笑の内閣「名誉男性鈴子」(作・演出:高間響)@こまばアゴラ劇場

平成の大合併で誕生した南アンタレス市初の女性市議会議員、黄川田鈴子は女性の社会進出の象徴として活躍していた実績をかわれ、引退する市長の後継指名を受け市長選へ出馬していた。しかし、鈴子は女性の社会進出の象徴といいながら、実際はきわめて男尊女卑的な言動を繰り返す、まさに「名誉男性」だった。
笑の内閣の次回作は、アパルトヘイト時代の南アフリカの名誉白人のごとく、男社会で男以上に女性差別を繰り返す名誉男性を笑うジェンダーフリーコメディー!


笑の内閣

2005年に京都で旗揚げ。実寸リングで本当にプロレスする芝居と時事ネタコメディを得意とする。
契約した劇場から内容が反社会的過ぎると上演拒否にあった際は、表現弾圧と戦うと称して識者やメディアとスクラムを組んで問題化したり、風営法問題を扱った芝居では初演に来場した国会議員から「法案改正の説得材料のために他の議員に見せたい」と招かれ、永田町公演を実現するなど、政治面は特に強さをみせている。
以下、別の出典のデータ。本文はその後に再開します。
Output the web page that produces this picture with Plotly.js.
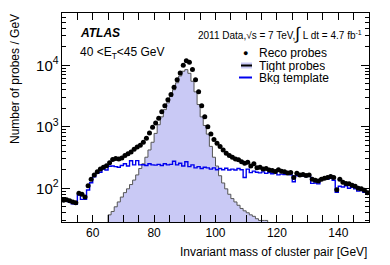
<!DOCTYPE html>
<html>
<head>
<meta charset="utf-8">
<script src="https://cdn.plot.ly/plotly-3.0.1.min.js"></script>
<style>html,body{margin:0;padding:0;background:#fff;}#chart{width:390px;height:265px;}</style>
</head>
<body>
<div id="chart"></div>
<script>
// Bin lower edges: 50..149 GeV, 1 GeV bins
const binLow = [50,51,52,53,54,55,56,57,58,59,60,61,62,63,64,65,66,67,68,69,70,71,72,73,74,75,76,77,78,79,80,81,82,83,84,85,86,87,88,89,90,91,92,93,94,95,96,97,98,99,100,101,102,103,104,105,106,107,108,109,110,111,112,113,114,115,116,117,118,119,120,121,122,123,124,125,126,127,128,129,130,131,132,133,134,135,136,137,138,139,140,141,142,143,144,145,146,147,148,149];
const binWidth = 1;

const recoProbes = [64,65,63,60,58,83,80,72,110,140,165,185,205,220,232,260,295,305,300,310,340,365,390,430,470,500,560,650,790,980,1150,1380,1750,2200,2750,3350,4400,5800,7500,10000,11800,11200,8500,5800,3700,2200,1450,1000,760,620,540,480,420,370,340,320,300,290,270,255,265,230,250,215,220,205,210,198,195,188,200,190,185,178,180,150,175,165,168,162,165,140,135,132,140,145,150,155,150,95,140,125,120,118,112,108,100,98,93,85];

const tightProbes = [4,4,5,5,6,7,8,9,10,11,12,14,16,19,24,37,42,50,60,72,85,98,115,136,165,210,250,320,420,560,780,1080,1450,1900,2450,3100,4000,5200,6700,8000,8500,7400,5500,3700,2300,1450,1050,760,480,320,230,160,122,98,80,68,60,53,47,43,40,37,35,32,30,30,30,25,22,20,18,17,16,15,14,13,12,11,10,10,9,9,8,8,7,7,7,6,6,6,5,5,5,5,4,4,4,4,4,4];

const bkgTemplate = [62,63,60,56,55,78,66,66,94,123,154,175,182,206,198,228,230,225,220,235,250,230,280,240,282,240,242,235,250,240,238,245,235,250,240,245,275,240,255,230,270,225,240,215,225,210,220,215,205,215,200,210,200,212,198,205,198,210,200,150,205,180,190,182,178,185,175,180,172,178,165,170,168,172,165,128,160,158,160,155,158,120,122,118,140,145,142,148,135,86,108,105,110,100,104,98,90,92,86,82];

const xTickVals = [60,80,100,120,140];
const yDecades = [10,100,1000,10000];
const yMinorDigits = [2,3,4,5,6,7,8,9];

// step outline helpers (edges + repeated last value)
function stepX(){ const e = binLow.slice(); e.push(binLow[binLow.length-1]+binWidth); return e; }
function stepY(v){ const a = v.slice(); a.push(v[v.length-1]); return a; }
const centers = binLow.map(b => b + binWidth/2);

const yMinor = [];
yDecades.forEach(d => yMinorDigits.forEach(k => yMinor.push(k*d)));

const edges = stepX();
const lowVal = 1;
const tightX = [edges[0]].concat(edges, [edges[edges.length-1]]);
const tightY = [lowVal].concat(stepY(tightProbes), [lowVal]);

const traces = [
  {
    type:'scatter', mode:'lines', name:'Tight probes',
    x: tightX, y: tightY,
    line:{shape:'hv', color:'#555555', width:1},
    fill:'toself', fillcolor:'#c9c9f5',
    showlegend:false, hoverinfo:'skip'
  },
  {
    type:'scatter', mode:'lines', name:'Bkg template',
    x: edges, y: stepY(bkgTemplate),
    line:{shape:'hv', color:'#0000ee', width:1.4},
    showlegend:false
  },
  {
    type:'scatter', mode:'markers', name:'Reco probes',
    x: centers, y: recoProbes,
    marker:{color:'#000', size:5},
    showlegend:false
  },
  // invisible carrier so the minor-tick overlay axis is drawn
  {
    type:'scatter', mode:'markers', x: centers, y: recoProbes, yaxis:'y2',
    marker:{opacity:0, size:1}, showlegend:false, hoverinfo:'skip'
  }
];

const P = (px)=> (px-62)/307;      // paper x from pixel
const Q = (py)=> (222-py)/209;     // paper y from pixel
const FONT = 'Liberation Sans, Arial, sans-serif';
const yRange = [1.452, 4.85];

const layout = {
  width:390, height:265,
  margin:{l:62, r:21, t:13, b:43},
  paper_bgcolor:'#fff', plot_bgcolor:'#fff',
  font:{family:FONT, size:11, color:'#000'},
  showlegend:false,
  xaxis:{
    range:[50,150], tickvals:xTickVals, ticktext:xTickVals.map(String),
    ticks:'inside', ticklen:7, tickcolor:'#000', tickwidth:1,
    showline:true, linecolor:'#000', linewidth:1, mirror:'allticks',
    showgrid:false, zeroline:false,
    minor:{dtick:5, ticks:'inside', ticklen:4, tickcolor:'#000', showgrid:false},
    tickfont:{size:12}
  },
  yaxis:{
    type:'log', range:yRange,
    tickmode:'linear', tick0:0, dtick:1, exponentformat:'power',
    ticks:'inside', ticklen:8, tickcolor:'#000', tickwidth:1,
    showline:true, linecolor:'#000', linewidth:1, mirror:'allticks',
    showgrid:false, zeroline:false,
    tickfont:{size:12}
  },
  yaxis2:{
    type:'log', range:yRange, overlaying:'y', side:'left',
    tickmode:'array', tickvals:yMinor, showticklabels:false,
    ticks:'inside', ticklen:4, tickcolor:'#000', tickwidth:1,
    showline:true, linecolor:'#000', linewidth:1, mirror:'allticks',
    showgrid:false, zeroline:false
  },
  shapes:[
    {type:'rect', xref:'paper', yref:'paper', x0:P(241), x1:P(252), y0:Q(68.5), y1:Q(62.5), fillcolor:'#c9c9f5', line:{width:0}},
    {type:'line', xref:'paper', yref:'paper', x0:P(241), x1:P(252), y0:Q(65.5), y1:Q(65.5), line:{color:'#000', width:2}},
    {type:'line', xref:'paper', yref:'paper', x0:P(239), x1:P(252), y0:Q(77.5), y1:Q(77.5), line:{color:'#0000ee', width:2}}
  ],
  annotations:[
    {xref:'paper', yref:'paper', x:P(245), y:Q(53.5), text:'●', showarrow:false, xanchor:'center', yanchor:'middle', font:{size:9}},
    {xref:'paper', yref:'paper', x:P(257), y:Q(53.5), text:'Reco probes', showarrow:false, xanchor:'left', yanchor:'middle', height:12, font:{size:12}},
    {xref:'paper', yref:'paper', x:P(257), y:Q(65.5), text:'Tight probes', showarrow:false, xanchor:'left', yanchor:'middle', height:12, font:{size:12}},
    {xref:'paper', yref:'paper', x:P(257), y:Q(78), text:'Bkg template', showarrow:false, xanchor:'left', yanchor:'middle', height:12, font:{size:12}},
    {xref:'paper', yref:'paper', x:P(78), y:Q(33), text:'<b><i>ATLAS</i></b>', showarrow:false, xanchor:'left', yanchor:'middle', font:{size:12}},
    {xref:'paper', yref:'paper', x:P(78), y:Q(53), text:'40 <E<sub>T</sub><45 GeV', showarrow:false, xanchor:'left', yanchor:'middle', font:{size:12}},
    {xref:'paper', yref:'paper', x:P(364), y:Q(33), text:'2011 Data,√s = 7 TeV,<span style="font-size:17px">∫</span> L dt = 4.7 fb<sup>-1</sup>', showarrow:false, xanchor:'right', yanchor:'middle', font:{size:10}},
    {xref:'paper', yref:'paper', x:P(369), y:Q(252), text:'Invariant mass of cluster pair [GeV]', showarrow:false, xanchor:'right', yanchor:'middle', font:{size:12}},
    {xref:'paper', yref:'paper', x:P(15), y:Q(12), text:'Number of probes / GeV', showarrow:false, textangle:-90, xanchor:'center', yanchor:'top', font:{size:12}}
  ]
};

Plotly.newPlot('chart', traces, layout, {staticPlot:true, displayModeBar:false});
</script>
</body>
</html>
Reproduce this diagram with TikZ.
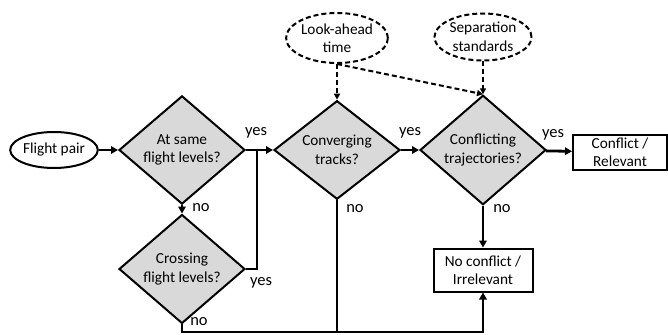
\documentclass[tikz,border=0pt]{standalone}
\usepackage{fontspec}
\setmainfont{Carlito}
\usetikzlibrary{shapes.geometric,arrows.meta}
\definecolor{decgray}{HTML}{D9D9D9}

\begin{document}
\begin{tikzpicture}[x=1pt,y=-1pt,font=\fontsize{15.3}{18.5}\selectfont,
    decision/.style={diamond,draw,line width=2pt,fill=decgray,inner sep=0pt,minimum width=126,minimum height=90,align=center},
    outcome/.style={rectangle,draw,line width=2pt,inner sep=2pt,align=center},
    param/.style={ellipse,draw,line width=2pt,dash pattern=on 5pt off 3pt,inner sep=0pt,align=center},
    flow/.style={line width=2.8pt,-{Triangle[length=7pt,width=7.5pt]}},
    infl/.style={line width=2pt,dash pattern=on 5pt off 3pt,-{Triangle[length=6pt,width=6pt]}},
    lbl/.style={inner sep=0pt,font=\fontsize{16.5}{18}\selectfont}]
    \useasboundingbox (0,0) rectangle (668,334);
    \node[ellipse,draw,line width=2pt,minimum width=85,minimum height=36,inner sep=0pt] (pair) at (54,150) {Flight pair};
    \node[decision] (same) at (182,150) {At same\\flight levels?};
    \node[decision] (cross) at (182,269) {Crossing\\flight levels?};
    \node[decision] (conv) at (337,150) {Converging\\tracks?};
    \node[decision] (confl) at (483,150) {Conflicting\\trajectories?};
    \node[outcome,minimum width=94,minimum height=35] (rel) at (620,152) {Conflict /\\Relevant};
    \node[outcome,minimum width=99,minimum height=43] (irrel) at (483,270) {No conflict /\\Irrelevant};
    \node[param,minimum width=99,minimum height=50] (look) at (337,38) {Look-ahead\\time};
    \node[param,minimum width=97,minimum height=47] (sep) at (483,37) {Separation\\standards};
    \coordinate (join) at (257,150);
    \coordinate (bot) at (483,332);

    \draw[flow] (pair) -- (same);
    \draw[flow] (same) -- (conv);
    \draw[flow] (same) -- (cross);
    \draw[line width=2.8pt] (cross.east) -| (join);
    \draw[flow] (conv) -- (confl);
    \draw[flow] (confl) -- (rel);
    \draw[flow] (confl) -- (irrel);
    \draw[flow] (cross.south) |- (bot) -- (irrel.south);
    \draw[line width=2.8pt] (conv.south) -- (conv.south |- bot);
    \draw[infl] (look.south) -- (conv.north);
    \draw[infl] (look.south) -- (confl.north);
    \draw[infl] (sep.south) -- (confl.north);

    \node[lbl] (yes1) at (256,133) {yes};
    \node[lbl] (no1) at (201,208) {no};
    \node[lbl] (yes2) at (261,283) {yes};
    \node[lbl] (no2) at (199,322) {no};
    \node[lbl] (yes3) at (410,133) {yes};
    \node[lbl] (no3) at (355,209) {no};
    \node[lbl] (yes4) at (553,135) {yes};
    \node[lbl] (no4) at (502,209) {no};
  \end{tikzpicture}
\end{document}
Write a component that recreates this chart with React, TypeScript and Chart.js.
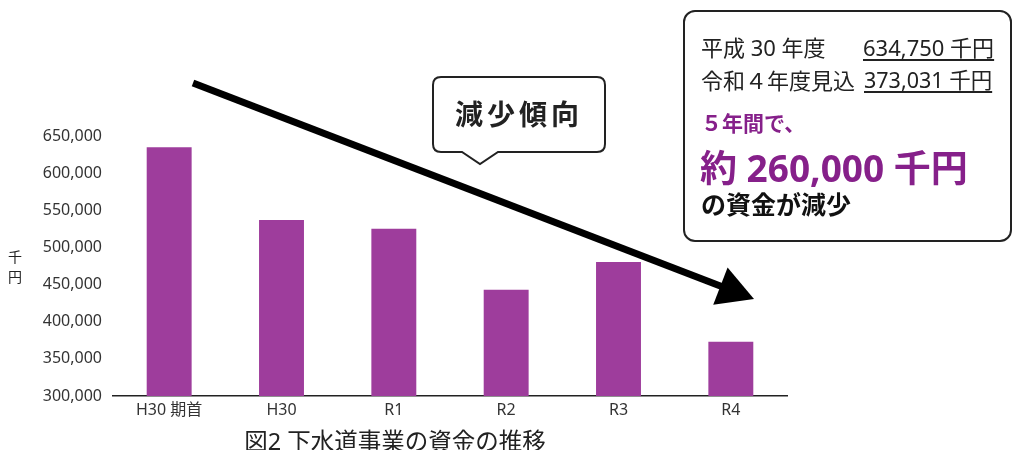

CoRich舞台芸術まつり!2014春準グランプリ。

出演
中谷和代(ソノノチ)
熊谷みずほ
土肥希理子
石原正一(石原正一ショー)
諸江翔大朗(ARCHIVES PAY)
髭だるマン(爆劇戦線⚡和田謙二)
しゃくなげ謙治郎(爆劇戦線⚡和田謙二)
丹下真寿美
池川タカキヨ(ピルドレン)
神田真直(劇団なかゆび)
スタッフ

舞台監督:稲荷(十中連合)
音響:島崎健史(ドキドキぼーいず)
舞台美術:栗山万葉
演出補佐:余ティムラ
宣伝美術:脇田友
制作:渡邉裕史 新原伶(劇団なかゆび) 坪井梢
広報協力:吉岡ちひろ

笑の内閣は様々な社会的な問題をコメディーに仕立てあげて上演している劇団。漫画・アニメの表現規制、クラブの深夜営業規制、ネット右翼のヘイト行為、原発事故被害に遇った福島への修学旅行などビビッドでありながら、単純に面白、おかしく取り上げることが困難な対象に果敢に斬り込んでいった。
今回選んだのは性差別の問題。昨今のように政治的な正しさ(ポリティカルコレクトネス)が重要視される世の中ではこうした問題への揶揄的な表現に少しでも差別の影が見えたというだけで最近あったテレビでの出来事のように袋叩きにされかねないような危険を孕んでいるが、その中で地方の市長選に立候補する女性候補の陣営を舞台にそれこそ政治的に正しくない言葉がここぞとばかりに飛び交う。そんな状況をどういう立場の人が見たとしても思わず「あるある」として笑えるコメディーに仕立てあげた高間響の手腕は相当のものだ。